Bagikan:

JAKARTA - Kementerian Lingkungan Hidup (KLH) mengamankan pria berinisal J selaku pengelola tempat pembuangan akhir (TPA) ilegal di Kelurahan Limo, Depok, Jawa Barat (Jabar). TPA tersebut mencemari lingkungan hidup sekitar.

Dirjen Penegakan Hukum Kementerian Lingkungan Hidup dan Kehutanan (KLHK) Rasio Ridho Sani menyebut tersangka J telah diamankan sebagai tindak lanjut penyegelan dalam inspeksi yang dilakukan Menteri LH Hanif Faisol Nurofiq pada 4 November lalu.

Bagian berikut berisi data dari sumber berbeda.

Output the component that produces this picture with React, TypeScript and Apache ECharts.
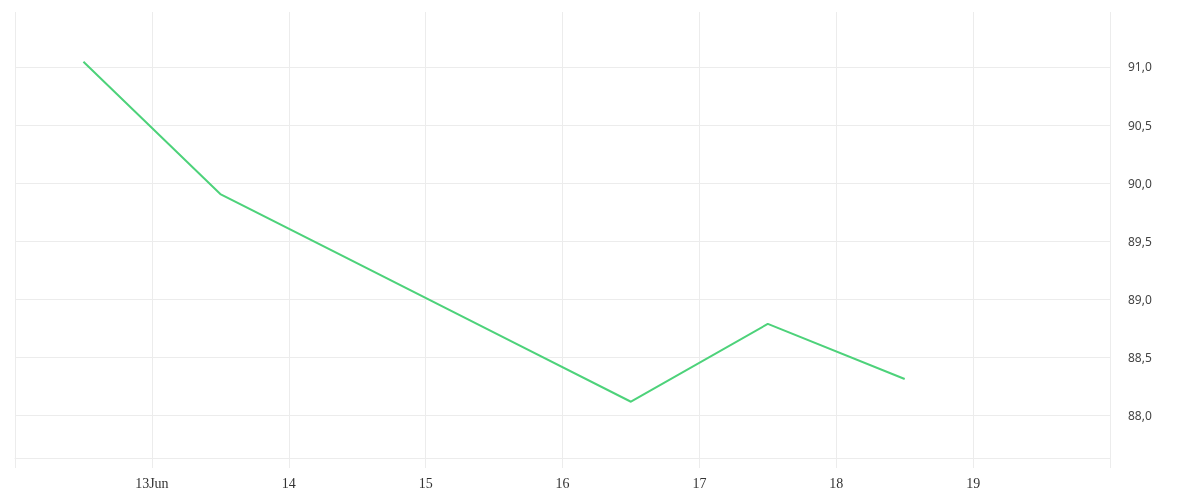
import React, { useEffect, useRef } from "react";
import * as echarts from "echarts";

const DAY = 86400000;
const dates = ["2024-06-12T12:00:00Z", "2024-06-13T12:00:00Z", "2024-06-16T12:00:00Z", "2024-06-17T12:00:00Z", "2024-06-18T12:00:00Z"];
const values = [91.045, 89.907, 88.12, 88.79, 88.316];
const xMin = "2024-06-12T00:00:00Z";
const xMax = "2024-06-20T00:00:00Z";
const yMin = 87.636;
const yMax = 91.473;

export default function App() {
  const ref = useRef<HTMLDivElement>(null);
  useEffect(() => {
    const chart = echarts.init(ref.current!, null, { renderer: "svg" });
    const data = dates.map((d, i) => [Date.parse(d), values[i]]);
    const gridCol = "#ececec";
    chart.setOption({
      animation: false,
      grid: { left: 15, right: 90, top: 12, bottom: 42, containLabel: false },
      xAxis: {
        type: "value",
        min: Date.parse(xMin),
        max: Date.parse(xMax),
        interval: DAY,
        axisLine: { show: true, lineStyle: { color: gridCol, width: 1 } },
        axisTick: { show: true, length: 10, lineStyle: { color: gridCol } },
        splitLine: { show: true, lineStyle: { color: gridCol } },
        axisLabel: {
          margin: 18,
          color: "#333",
          fontFamily: "Liberation Serif",
          fontSize: 14,
          showMinLabel: true,
          showMaxLabel: true,
          formatter: (v: number) => {
            const d = new Date(v);
            if (v <= Date.parse(xMin) || v >= Date.parse(xMax)) return "";
            const day = d.getUTCDate();
            return day === 13 ? "13Jun" : String(day);
          },
        },
      },
      yAxis: {
        type: "value",
        position: "right",
        min: yMin,
        max: yMax,
        splitNumber: 7,
        axisLine: { show: false },
        axisTick: { show: false },
        splitLine: {
          show: true,
          lineStyle: {
            color: [gridCol, gridCol, gridCol, gridCol, gridCol, gridCol, gridCol, gridCol, "rgba(0,0,0,0)"],
          },
        },
        axisLabel: {
          margin: 18,
          color: "#444",
          fontFamily: "Noto Sans",
          fontSize: 12,
          padding: [4, 0, 0, 0],
          formatter: (v: number) => {
            const r = Math.round(v * 2) / 2;
            if (Math.abs(r - v) > 1e-6) return "";
            return r.toFixed(1).replace(".", ",");
          },
        },
      },
      series: [
        {
          type: "line",
          data,
          showSymbol: false,
          symbol: "none",
          lineStyle: { color: "#4dd27a", width: 2 },
        },
      ],
    });
    return () => chart.dispose();
  }, []);
  return <div ref={ref} style={{ position: "fixed", left: 0, top: 0, width: 1200, height: 500 }} />;
}
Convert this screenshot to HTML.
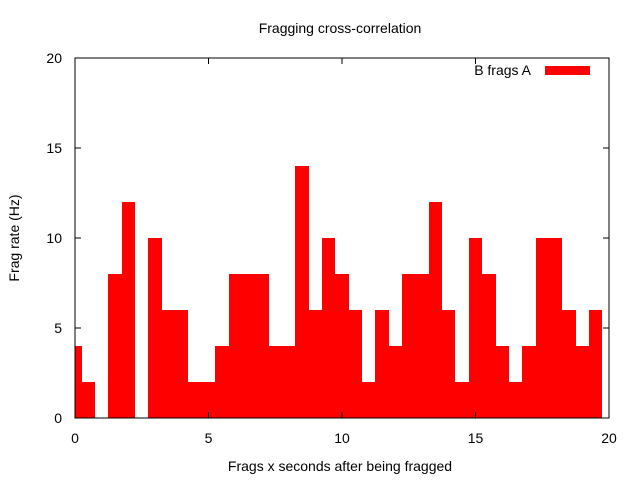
<!DOCTYPE html>
<html><head><meta charset="utf-8"><style>body{margin:0;background:#fff}svg{display:block;font-family:"Liberation Sans",sans-serif}</style></head>
<body>
<svg id="chart" width="640" height="480">
<text x="340" y="33" font-size="14" text-anchor="middle">Fragging cross-correlation</text>
<g id="bars" shape-rendering="crispEdges"></g>
<rect x="75" y="58" width="534" height="360" fill="none" stroke="#000" stroke-width="1" shape-rendering="crispEdges"/>
<g id="axes" shape-rendering="crispEdges"></g>
<text x="340" y="471" font-size="14" text-anchor="middle">Frags x seconds after being fragged</text>
<text transform="translate(19,238) rotate(-90)" font-size="14" text-anchor="middle">Frag rate (Hz)</text>
<g>
<text x="531" y="75" font-size="14" text-anchor="end">B frags A</text>
<rect x="545" y="66" width="45" height="9" fill="#f00"/>
</g>
</svg>
<script>
const binCenters=[0,0.5,1,1.5,2,2.5,3,3.5,4,4.5,5,5.5,6,6.5,7,7.5,8,8.5,9,9.5,10,10.5,11,11.5,12,12.5,13,13.5,14,14.5,15,15.5,16,16.5,17,17.5,18,18.5,19,19.5,20];
const rates=[4,2,0,8,12,0,10,6,6,2,2,4,8,8,8,4,4,14,6,10,8,6,2,6,4,8,8,12,6,2,10,8,4,2,4,10,10,6,4,6,0];
const xTicks=[0,5,10,15,20];
const yTicks=[0,5,10,15,20];
const binWidth=0.5;
const X0=75,X1=609,Y0=418,Y1=58;
const xs=v=>X0+(v-0)/(20-0)*(X1-X0);
const ys=v=>Y0-(v-0)/(20-0)*(Y0-Y1);
const NS='http://www.w3.org/2000/svg';
const bars=document.getElementById('bars');
binCenters.forEach((c,i)=>{
  const l=Math.round(Math.max(X0,xs(c-binWidth/2))), r=Math.round(Math.min(X1,xs(c+binWidth/2)));
  if(r<=l||rates[i]<=0) return;
  const rc=document.createElementNS(NS,'rect');
  rc.setAttribute('x',l);rc.setAttribute('width',r-l);
  rc.setAttribute('y',ys(rates[i]));rc.setAttribute('height',Y0-ys(rates[i]));
  rc.setAttribute('fill','#f00');
  
  
  bars.appendChild(rc);
});
const axes=document.getElementById('axes');
function line(x1,y1,x2,y2){const l=document.createElementNS(NS,'line');l.setAttribute('x1',x1);l.setAttribute('y1',y1);l.setAttribute('x2',x2);l.setAttribute('y2',y2);l.setAttribute('stroke','#000');


axes.appendChild(l);}
function txt(x,y,s,a){const t=document.createElementNS(NS,'text');t.setAttribute('x',x);t.setAttribute('y',y);t.setAttribute('font-size','14');t.setAttribute('text-anchor',a);t.textContent=s;


axes.appendChild(t);}
xTicks.forEach(v=>{const x=xs(v);line(x,Y0,x,Y0-6);line(x,Y1,x,Y1+6);txt(x,443,String(v),'middle');});
yTicks.forEach(v=>{const y=ys(v);line(X0,y,X0+6,y);line(X1,y,X1-6,y);txt(62,y+5,String(v),'end');});
</script>
</body></html>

"Sesuai dengan perintah Menteri Lingkungan Hidup Hanif Faisol, kami akan mendalami pihak-pihak lain yang terlibat dalam kasus TPA sampah ilegal di Kelurahan Limo, Kota Depok. Tindakan tegas kami lakukan tidak hanya terhadap tersangka J sebagai pelaku atau penanggung jawab TPA sampah ilegal ini, akan tetapi kami juga akan menindaklanjuti dari mana asal sampah-sampah yang dibuang dan ditimbun di lokasi tersebut," ujar Rasio dalam konferensi pers di Jakarta, Jumat 8 November, disitat Antara. 

Dia menjelaskan, setelah diamankan Tim Penyidik Direktorat Jenderal Penegakan Hukum (Gakkum) KLHK, tersangka J yang berdomisili di Kelurahan Limo, Depok telah ditahan di Rutan Kelas I Jakarta Pusat.

TPA sampah ilegal Limo yang dikelola tersangka J sendiri berada di lahan milik PT Megapolitan Developments seluas kurang lebih 3,75 hektare dan beroperasi sejak 2022.

Penegakan hukum itu diawali keluhan dan laporan masyarakat sekitar mengenai keberadaan TPA yang diduga mencemari lingkungan hidup dan sering kali melakukan pembakaran sampah secara terbuka atau open burning. Bahkan, kata Rasio Ridho Sani, sempat terjadi longsor.

Warga yang tinggal di sekitar lokasi TPA ilegal juga merasakan dampak negatif lain, seperti bau tak sedap dan asap pembakaran yang menyebabkan gangguan pernapasan, termasuk Infeksi Saluran Pernapasan Akut (ISPA). Menanggapi laporan tersebut Tim Gakkum KLH melakukan tindakan penegakan hukum tegas.

"Penindakan tegas yang dilakukan ini dengan menetapkan tersangka J harus menjadi pembelajaran bagi pelaku-pelaku lainnya," katanya.

Tersangka J diancam dengan pidana penjara paling lama 10 tahun dan denda paling banyak Rp10 miliar berdasarkan Pasal 98 Ayat (1) Undang – Undang Republik Indonesia Nomor 32 Tahun 2009 Tentang Perlindungan Dan Pengelolaan Lingkungan Hidup.